Reflecting the times

Sustainability is another priority, as steered by the school’s Green Impact Society in which pupils look for – and lobby successfully for – more sustainable ways of operating. Meanwhile, amid generational concerns and phenomena such as Black Lives Matter and Everyone’s Invited, we take wellbeing extremely seriously. We aim to give our young people spaces within the school day in which to learn to look after themselves and take a break from academic or social pressures.

Our intention is that the co-curricular provision reflects a kind and respectful school environment that values diversity, promotes self-awareness and respects every individual.

Voices and Views

“The co-curricular provision is a rich and inspiring part of UCS life. Its breadth is a wonderful testimony to the varied interests of our community, as pupils and staff freely commit to running an exciting and unique programme.”

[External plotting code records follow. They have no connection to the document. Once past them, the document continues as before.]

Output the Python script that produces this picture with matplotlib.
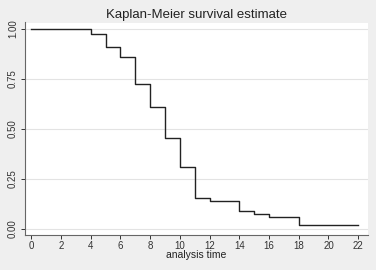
import matplotlib.pyplot as plt

plt.rcParams['font.family'] = ['Liberation Sans', 'DejaVu Sans']

# Kaplan-Meier step values
times = [0, 4, 5, 6, 7, 8, 9, 10, 11, 12, 14, 15, 16, 18, 22]
surv = [1.00, 0.977, 0.909, 0.862, 0.725, 0.608, 0.454, 0.306, 0.151,
        0.137, 0.090, 0.075, 0.060, 0.017, 0.017]

xticks = list(range(0, 23, 2))
yticks = [0.00, 0.25, 0.50, 0.75, 1.00]

fig = plt.figure(figsize=(3.76, 2.70), dpi=100, facecolor='#efefef')
ax = fig.add_axes([25 / 376, 1 - 234.5 / 270, 343 / 376, 212 / 270])
ax.set_facecolor('white')

ax.step(times, surv, where='post', color='#222222', lw=1.0)

ax.set_xlim(-0.42, 22.66)
ax.set_ylim(-0.03, 1.033)
ax.set_xticks(xticks)
ax.set_yticks(yticks)
ax.set_yticklabels([f'{v:.2f}' for v in yticks], rotation=90, va='center')
ax.grid(axis='y', color='#e3e3e3', lw=0.8)
ax.set_axisbelow(True)

for s in ['top', 'right']:
    ax.spines[s].set_visible(False)
for s in ['left', 'bottom']:
    ax.spines[s].set_color('#666666')
    ax.spines[s].set_linewidth(0.8)
ax.tick_params(labelsize=7, colors='#333333', length=3, width=0.7, pad=2)

ax.set_xlabel('analysis time', fontsize=7.5, labelpad=-1, color='#222222')
ax.set_title('Kaplan-Meier survival estimate', fontsize=9.5, pad=3,
             color='#222222')

fig.savefig('out.png', dpi=100, facecolor=fig.get_facecolor())
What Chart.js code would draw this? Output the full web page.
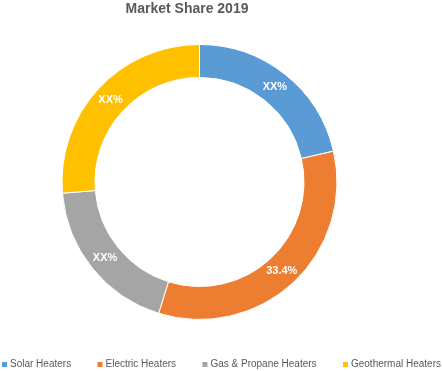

Rebecca Baxter Assistant Head (Head of Sixth Form)

“The teachers are clear about what co-curricular activities will benefit you, and Form Tutors always make individual recommendations. We are encouraged to push ourselves outside the classroom which helps us become more independent learners.”

Hugo Kinder UCS pupil, 2016–2023

“We want our pupils to know what it means to look after yourself, after your community, and after your planet. As a school we can facilitate that a little in terms of what they do with their time.”

Jessica Lewis Assistant Head (Pupils)

“This school isn't liberal in the sense that you can do anything; it is liberal in the sense that you can do everything.”

Ellie Afek UCS pupil, 2021–2023

“I was recently doing PSHE and mental health learning with Sixth Formers and it was a chance to speak to somebody other than a teacher and a chance to experience a different kind of mentoring.”